"Raoul" de James Thierrée : plongée au coeur d'une solitude onirique

AFP/Sophie LAUBIE

Danse, acrobatie, mime, théâtre, illusion: à la croisée des genres, "Raoul", le nouveau spectacle de James Thierrée, petit-fils de Charlie Chaplin, met en scène le voyage mental, poétique, d'un homme livré à la solitude.
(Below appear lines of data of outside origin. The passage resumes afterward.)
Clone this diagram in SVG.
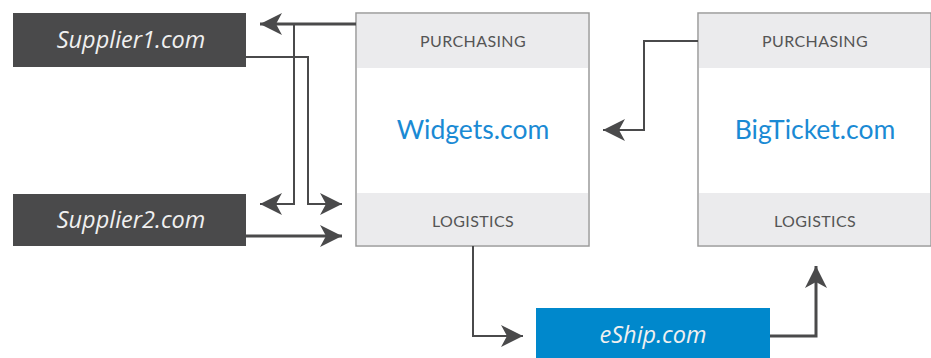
<svg xmlns="http://www.w3.org/2000/svg" width="931" height="358" viewBox="0 0 931 358">
<style>
.dark{fill:#4a4a4b}
.card{fill:#ffffff;stroke:#9a9a9a;stroke-width:1.5}
.band{fill:#ebebed}
.it{font-family:"Open Sans","Liberation Sans",sans-serif;font-style:italic;font-size:23.5px;fill:#f0f0f0;text-anchor:middle}
.sec{font-family:Lato,"Open Sans","Liberation Sans",sans-serif;font-size:16px;fill:#555555;text-anchor:middle;letter-spacing:0.4px}
.name{font-family:Lato,"Open Sans","Liberation Sans",sans-serif;font-size:26.5px;fill:#1a8ad4;text-anchor:middle}
.ln{fill:none;stroke:#4a4a4b;stroke-width:3}
.thin{fill:none;stroke:#4a4a4b;stroke-width:2}
</style>
<defs>
<marker id="ah" markerUnits="userSpaceOnUse" markerWidth="24" markerHeight="24" viewBox="0 0 24 24" refX="22" refY="12" orient="auto">
<path d="M0,1 L22,12 L0,23 L6,12 Z" fill="#4a4a4b"/>
</marker>
</defs>
<g id="supplier1"><rect class="dark" x="13" y="13" width="233" height="54"/><text class="it" x="131" y="48">Supplier1.com</text></g>
<g id="supplier2"><rect class="dark" x="13" y="194" width="233" height="52"/><text class="it" x="131" y="228">Supplier2.com</text></g>
<g id="widgets">
<rect class="card" x="356" y="13" width="233" height="233"/>
<rect class="band" x="357" y="14" width="231" height="54"/>
<rect class="band" x="357" y="193" width="231" height="52"/>
<text class="sec" x="473" y="47">PURCHASING</text>
<text class="name" x="473" y="139">Widgets.com</text>
<text class="sec" x="473" y="227">LOGISTICS</text>
</g>
<g id="bigticket">
<rect class="card" x="698" y="13" width="233" height="233"/>
<rect class="band" x="699" y="14" width="231" height="54"/>
<rect class="band" x="699" y="193" width="231" height="52"/>
<text class="sec" x="815" y="47">PURCHASING</text>
<text class="name" x="815" y="139">BigTicket.com</text>
<text class="sec" x="815" y="227">LOGISTICS</text>
</g>
<g id="eship"><rect x="536" y="308" width="234" height="50" fill="#0088cc"/><text class="it" x="653" y="343">eShip.com</text></g>
<g id="connectors">
<path class="ln" d="M356,24 L260,24" marker-end="url(#ah)"/>
<path class="thin" d="M294,24 L294,204 L260,204" marker-end="url(#ah)"/>
<path class="thin" d="M246,57 L308,57 L308,204 L342,204" marker-end="url(#ah)"/>
<path class="ln" d="M246,236 L342,236" marker-end="url(#ah)"/>
<path class="thin" d="M698,41 L644,41 L644,130 L603,130" marker-end="url(#ah)"/>
<path class="thin" d="M473,246 L473,336 L523,336" marker-end="url(#ah)"/>
<path class="ln" d="M770,336 L816,336 L816,266" marker-end="url(#ah)"/>
</g>
</svg>
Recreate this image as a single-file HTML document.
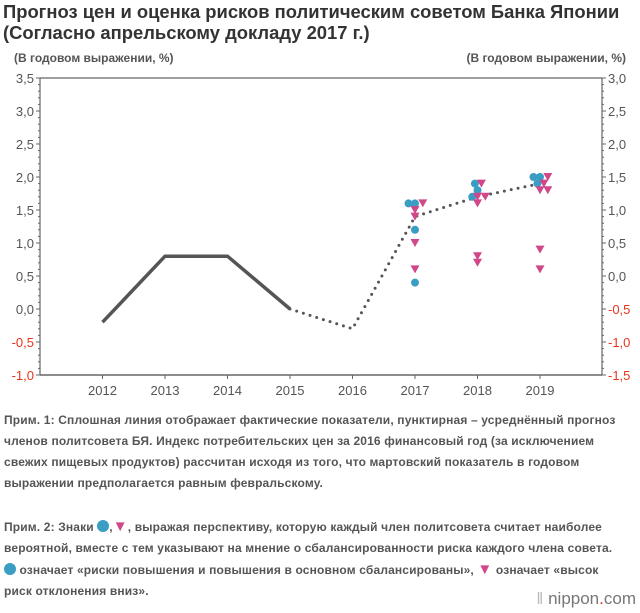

De grandes voiles de tissu blanc tendues autour de la scène, gonflées par le vent ou éclairées par des halos de lumière, entourent une construction de tubes métalliques, dans laquelle un jeune homme s'agite et danse, se bat avec lui-même et avec les éléments.
Seul dans sa tour, il tente d'avancer, court sur place, tombe et se relève, se heurte au décor et aux objets qui l'entourent -une chaise, un tourne-disque, un violon, un tapis ou un miroir.
Cette création, présentée en première mondiale mardi au Théâtre de Namur en Belgique, est le quatrième spectacle, le premier seul en scène, de cet acteur et acrobate de 34 ans.
Fils de Jean-Baptiste Thierrée et Victoria Chaplin --créateurs des Cirques Bonjour, Imaginaire et Invisible--, James Thierrée a débuté dans le spectacle à quatre ans sous le chapiteau de ses parents.
Entre cirque et théâtre, révélant un univers féérique, ses précédentes créations, "La Symphonie du Hanneton", qui a reçu quatre Molières en 2006, "La Veillée des Abysses" et "Au revoir, parapluie", ont connu un retentissement mondial.
"Raoul" s'inscrit dans la même veine, mais sans les partenaires habituels de l'artiste - cantatrice, contorsionniste ou cascadeur.
Le spectacle mêle performances physiques, humour burlesque, gags sonores ou visuels, mime et aussi passages de danse, plus nombreux que dans ses précédents spectacles, avec une musique toujours très présente.
"Désir, rage, peurs, pirouettes, vertiges, murmures et barrissements se côtoient dans cette boîte que Raoul Pandore ouvrit dans un excès de curiosité", résume James Thierrée.
Son personnage évolue dans un rêve éveillé sans parole, sinon quelques marmonnements, borborygmes d'un homme se parlant à lui-même.
"Homme... Seul, barricadé, blessé, impalpable, insatiable", dit de lui James Thierrée.
"Raoul s'assiège lui-même. Il est à la fois l'attaquant et l'attaqué dans une tour. Il y a des créatures aussi qui l'entourent. Ce spectacle est une énigme, une épopée intime", explique l'artiste dans une interview à "La Libre Belgique".
Raoul cherche à comprendre une réalité qui lui échappe, se confronte aux objets et rencontre aussi des créatures étranges, animaux marins ou terrestres, méduse, poisson ou fossile d'oiseau, conçus par la mère de l'artiste, créatrice des costumes et accessoires.
Habituée à métamorphoser des objets du quotidien en animaux imaginaires, Victoria Chaplin conçoit ici des créatures artisanales inspirées du réel qui viennent rendre visite à Raoul et troubler sa solitude, mais l'ouvrir aussi aux autres et à lui-même.
L'artisanat, cher à James Thierrée, se retrouve aussi dans la conception des effets théâtraux, jeux d'ombre et fils que l'on tire, qui permettent à Raoul de s'élever et de tournoyer dans les airs.
Son personnage va aussi à la rencontre du public, que James Thierrée prend soin d'éclairer en rallumant par moments les lumières de la salle.
"Raoul, les doigts crispés sur la rive, n'attend qu'un signal...pour partir à la dérive", dit-il.
"Raoul" est à l'affiche au Théâtre de Namur jusqu'au 8 mai. Le spectacle sera présenté du 19 décembre au 5 janvier prochains à Paris, au Théâtre de la Ville.